How to become trauma-informed

I came across this image on Dr. Jim Walter’s twitter feed this week and found it to be a good representation of the journey to become trauma-informed. Once we are able to think about the experiences of school from the perspective of a child who has experienced trauma, we are “trauma-woke” to how insensitive some of our standard school practices are.

Many people that I talk to are in that stage of being "woke" to the need for change, but aren’t sure how to impact change outside of their direct work with students. This week on the blog, I am answering a question that I hear frequently:

“I know being a trauma-informed school requires a system-wide approach, but my administrator and/or team members aren’t on board with the idea. What can I do?”

First of all, thank you for being here and your passion for doing what is best for all kids. It can be a lonely place when you feel like you are in a fight all by yourself. Don’t be discouraged! All movements happen when one person believes. You can make a difference and change can happen because of your efforts. Keep the faith!

I want to give some ideas of how you can ignite a spark increase trauma-informed practices in your building:

  1. Read/Listen: On a daily basis there is more information being released on the concept of trauma-informed schools and the best place to start is to learn about the different models are being practiced across the country. I have compiled a resource list that provide some books, article, podcasts and webinars that are a great place to start. Sign up to receive the resource list here.

  2. Book study: Pull some of your buddies together and do a book study. It will give you a great excuse to get together with your work friends for lemonade/mojitos on the deck and really take the time to talk through the material together. My recommendations for a book study would be The Boy Who Was Raised as a Dog by Bruce Perry or Lost at School by Ross Greene.

  3. Find your tribe: Sometimes it can feel that you are alone in this journey, but that simply is not true. Actively seek out others who want to learn more.

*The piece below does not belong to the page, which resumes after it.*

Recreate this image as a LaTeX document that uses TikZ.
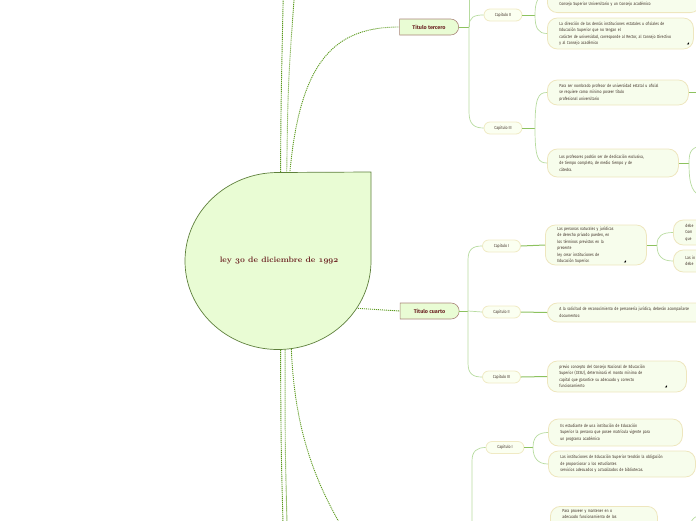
\documentclass[tikz,border=0pt]{standalone}
\usepackage{fontspec}
\newfontfamily\mapfont[FakeStretch=0.8]{Fira Sans}
\newfontfamily\titfont{Fira Sans}
\newfontfamily\symfont{DejaVu Sans}
\usetikzlibrary{shapes.misc,shapes.geometric,positioning}
\definecolor{rootbg}{HTML}{E9FCD4}
\definecolor{rootbd}{HTML}{5E7F3C}
\definecolor{titbd}{HTML}{A88478}
\definecolor{tittx}{HTML}{6E2626}
\definecolor{capbd}{HTML}{F0EAC4}
\definecolor{capbg}{HTML}{FBFFF1}
\definecolor{notebg}{HTML}{F7FDEC}
\definecolor{notebd}{HTML}{EEE6BE}
\definecolor{notetx}{HTML}{3E2F25}
\definecolor{dots}{HTML}{5C9A1E}
\definecolor{lnk}{HTML}{B7DB9F}
\definecolor{lnkdk}{HTML}{8DC25F}
\newcommand\viejos[1]{{\fontencoding{OML}\fontfamily{cmm}\fontseries{b}\fontshape{it}\selectfont #1}}
\tikzset{raiz/.style={draw=rootbd,fill=rootbg,line width=0.7pt},
  titulo/.style={rounded rectangle,rounded rectangle left arc=none,draw=titbd,fill=rootbg,line width=0.6pt,
    font=\titfont\bfseries\fontsize{5.4}{6}\selectfont,text=tittx,minimum width=59pt,minimum height=16pt,inner sep=0pt},
  capitulo/.style={rounded rectangle,draw=capbd,fill=capbg,line width=0.8pt,
    font=\mapfont\fontsize{4.4}{5}\selectfont,text=notetx,minimum width=38pt,minimum height=12pt,inner sep=0pt},
  nota/.style={draw=notebd,fill=notebg,line width=0.8pt,rounded corners=10pt,align=left,anchor=west,
    font=\mapfont\fontsize{4.4}{6.5}\selectfont,text=notetx,inner xsep=12pt,inner ysep=0pt},
  icono/.style={font=\symfont\fontsize{3}{3}\selectfont,inner sep=0pt},
  rama/.style={draw=lnk,line width=0.7pt},
  tallo/.style={draw=lnkdk,line width=1pt},
  punteado/.style={draw=dots,line width=0.9pt,dash pattern=on 1.1pt off 0.9pt}}
\begin{document}
\begin{tikzpicture}[x=1pt,y=-1pt]
\useasboundingbox (0,0) rectangle (696,520);
% raiz
\draw[raiz] (371,172) -- (371,261) arc[start angle=0,end angle=270,x radius=93,y radius=88.5] -- cycle;
\node[ellipse,minimum width=186pt,minimum height=177pt,font=\fontsize{7.9}{9}\selectfont\bfseries,text=tittx] (ley) at (279,261) {ley \viejos{30} de diciembre de \viejos{1992}};
\node[titulo] (tercero) at (429,27) {Titulo tercero};
\node[titulo] (cuarto) at (429.5,311) {Titulo cuarto};
\coordinate (arr1) at (284,-40); \coordinate (arr2) at (297,-40);
\coordinate (aba1) at (284,560); \coordinate (aba2) at (288,560); \coordinate (aba3) at (370,570);
\draw[punteado] (ley.89) .. controls (281,100) .. (arr1);
\draw[punteado] (ley.85) .. controls (288,80) .. (arr2);
\draw[punteado] (ley.83) .. controls (300,60) and (335,27) .. (tercero.west);
\draw[punteado] (ley.-31) -- (cuarto.west);
\draw[punteado] (ley.-89) .. controls (281,450) .. (aba1);
\draw[punteado] (ley.-86) .. controls (285,450) .. (aba2);
\draw[punteado] (ley.-82) .. controls (295,440) and (320,500) .. (aba3);
% capitulos
\node[capitulo] (t3c2) at (503,15) {Capitulo II};
\node[capitulo] (t3c3) at (503,128) {Capitulo III};
\node[capitulo] (t4c1) at (501.5,246) {Capitulo I};
\node[capitulo] (t4c2) at (501.5,312) {Capitulo II};
\node[capitulo] (t4c3) at (501.5,377) {Capitulo III};
\node[capitulo] (t5c1) at (505,447.5) {Capitulo I};
% notas
\node[nota,text width=129pt,anchor=south west,text height=30pt,text depth=7pt] (n32a) at (547,13) {Consejo Superior Universitario y un Consejo académico};
\node[nota,text width=122pt,minimum height=31pt] (n32b) at (547,33.5) {La dirección de las demás instituciones estatales u oficiales de\\Educación Superior que no tengan el\\carácter de universidad, corresponde al Rector, al Consejo Directivo\\y al Consejo académico};
\node[nota,text width=117pt,minimum height=25pt] (n33a) at (547,92.5) {Para ser nombrado profesor de universidad estatal u oficial\\se requiere como mínimo poseer título\\profesional universitario};
\node[nota,text width=107pt,minimum height=28pt] (n33b) at (547,163) {Los profesores podrán ser de dedicación exclusiva,\\de tiempo completo, de medio tiempo y de\\cátedra.};
\node[nota,text width=77pt,minimum height=40pt] (n41) at (545,245) {Las personas naturales y jurídicas\\de derecho privado pueden, en\\los términos previstos en la\\presente\\ley crear instituciones de\\Educación Superior.};
\node[nota,text width=40pt,minimum height=25pt] (n41a) at (673,232.5) {debe\\Com\\que};
\node[nota,text width=40pt,minimum height=22pt] (n41b) at (673,261) {Las in\\debe};
\node[nota,text width=160pt,minimum height=19pt] (n42) at (547,312.5) {A la solicitud de reconocimiento de personería jurídica, deberán acompañarse\\documentos:};
\node[nota,text width=115pt,minimum height=31pt] (n43) at (547,376.5) {previo concepto del Consejo Nacional de Educación\\Superior (CESU), determinará el monto mínimo de\\capital que garantice su adecuado y correcto\\funcionamiento};
\node[nota,text width=110pt,minimum height=27pt] (n51a) at (548,432.5) {Es estudiante de una institución de Educación\\Superior la persona que posee matrícula vigente para\\un programa académico};
\node[nota,text width=123pt,minimum height=26pt] (n51b) at (548,464) {Las instituciones de Educación Superior tendrán la obligación\\de proporcionar a los estudiantes\\servicios adecuados y actualizados de bibliotecas.};
\node[nota,text width=83pt,anchor=north west,inner ysep=3pt,text depth=30pt] (n52) at (550,506) {Para proveer y mantener en o\\adecuado funcionamiento de los};
\node[icono] (i32b) at (688,43.5) {◢};
\node[icono] (i41) at (625,262) {◢};
\node[icono] (i43) at (666,387) {◢};
% titulo tercero
\coordinate (k3) at (469,27); \coordinate (k3arr) at (469,-30);
\draw[tallo] (tercero.east) -- (k3);
\draw[rama] (k3) -- (k3arr);
\draw[rama] (k3) .. controls (469,17) and (474,15) .. (t3c2.west);
\draw[rama] (k3) -- (469,112) .. controls (469,124) and (474,128) .. (t3c3.west);
\coordinate (k32) at (535,15);
\draw[tallo] (t3c2.east) -- (k32);
\draw[rama] (k32) .. controls (535,2) and (538,-5.5) .. (n32a.west);
\draw[rama] (k32) .. controls (535,28) and (538,33.5) .. (n32b.west);
\coordinate (k33) at (535,128);
\draw[tallo] (t3c3.east) -- (k33);
\draw[rama] (k33) .. controls (535,98) and (538,92.5) .. (n33a.west);
\draw[rama] (k33) .. controls (535,158) and (538,163) .. (n33b.west);
\coordinate (s33a) at (705,92.5);
\draw[tallo] (n33a.east) -- (s33a);
\coordinate (k33b) at (689,163); \coordinate (s33b1) at (705,145); \coordinate (s33b2) at (705,197);
\draw[tallo] (n33b.east) -- (k33b);
\draw[rama] (k33b) .. controls (689,150) and (692,147) .. (s33b1);
\draw[rama] (k33b) .. controls (689,185) and (692,195) .. (s33b2);
% titulo cuarto
\coordinate (k4) at (468,311);
\draw[tallo] (cuarto.east) -- (k4);
\draw[rama] (k4) -- (468,260) .. controls (468,249) and (473,246) .. (t4c1.west);
\draw[rama] (k4) -- (t4c2.west);
\draw[rama] (k4) -- (468,363) .. controls (468,374) and (473,377) .. (t4c3.west);
\draw[tallo] (t4c1.east) -- (n41.west);
\coordinate (k41) at (657,245);
\draw[tallo] (n41.east) -- (k41);
\draw[rama] (k41) .. controls (657,236) and (662,232.5) .. (n41a.west);
\draw[rama] (k41) .. controls (657,256) and (662,261) .. (n41b.west);
\draw[tallo] (t4c2.east) -- (n42.west);
\draw[tallo] (t4c3.east) -- (n43.west);
% abajo
\coordinate (k5abj) at (472,540);
\draw[rama] (k5abj) -- (472,461) .. controls (472,451) and (477,447.5) .. (t5c1.west);
\coordinate (k51) at (533,447.5);
\draw[tallo] (t5c1.east) -- (k51);
\draw[rama] (k51) .. controls (533,437) and (538,432.5) .. (n51a.west);
\draw[rama] (k51) .. controls (533,458) and (538,464) .. (n51b.west);
\coordinate (k52) at (690,530); \coordinate (s52) at (705,514);
\draw[tallo] (n52.east) -- (k52);
\draw[rama] (k52) .. controls (690,520) and (693,516) .. (s52);
\end{tikzpicture}
\end{document}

Some recommendations on where to find those people would be through Twitter, professional development opportunities and district or building committees that support positive school climates. I would love to have you follow me @resilienceimpct on Twitter and would also recommend @drjimwalters, @brucedperry, @ti_pbs, @shevtech, @principalest. @sporlin, @dr_treisman

  4. Professional development: Another way to influence the system in which you work is to participate on the professional development committee at your site. Being part of this team will provide you influence on the training emphasis at your site. One way to encourage training around trauma-informed practices that I have found helpful is to survey staff on what they want for PD offerings. In my experience, the most requested training by training is for topics such as classroom management, positive behavior support, mindfulness, social-emotional learning and mental health. All of these topics support a trauma-informed model and are a great way to bring speakers and PD into your building that could help build awareness.

  5. Attend a conference: I would also encourage you to seek out funding from your staff development committee to attend conferences on trauma-informed practices in schools. We are hosting a the Trauma-Informed Schools Institute in Rochester, Minnesota on November 1-2, 2018 and would love to have you join us. If you join our email list we will be providing a discount code that will allow for staff to register at 50% of the regular price of registration, so please look for that email on August 1st when registration opens.  If Minnesota is too far to travel, there are trainings being offered in all parts of the country. Again Twitter is a great way to hear about these opportunities.

  6. Offer to do a staff presentation: Another way to double up on this investment, is to offer to present to staff upon your return about what you learned at the conference. Often one session or speaker will really stand out to you and this provides a great opportunity for you to share how you have implemented what you learned.

  7. Host a movie screening: Another great way to increase awareness is through a movie screening. Paper Tigers is a movie that shares the story of a high school in Walla Walla, Washington as it implements trauma-informed practices. It is a great way to building awareness and spark a conversation about trauma-informed practices in schools. The movie is available as part of the subscription service Amazon Prime Video or available to rent on YouTube for $3.99. A couple of other great movies are Resilience or May I Be Happy, but both are at a significantly higher price.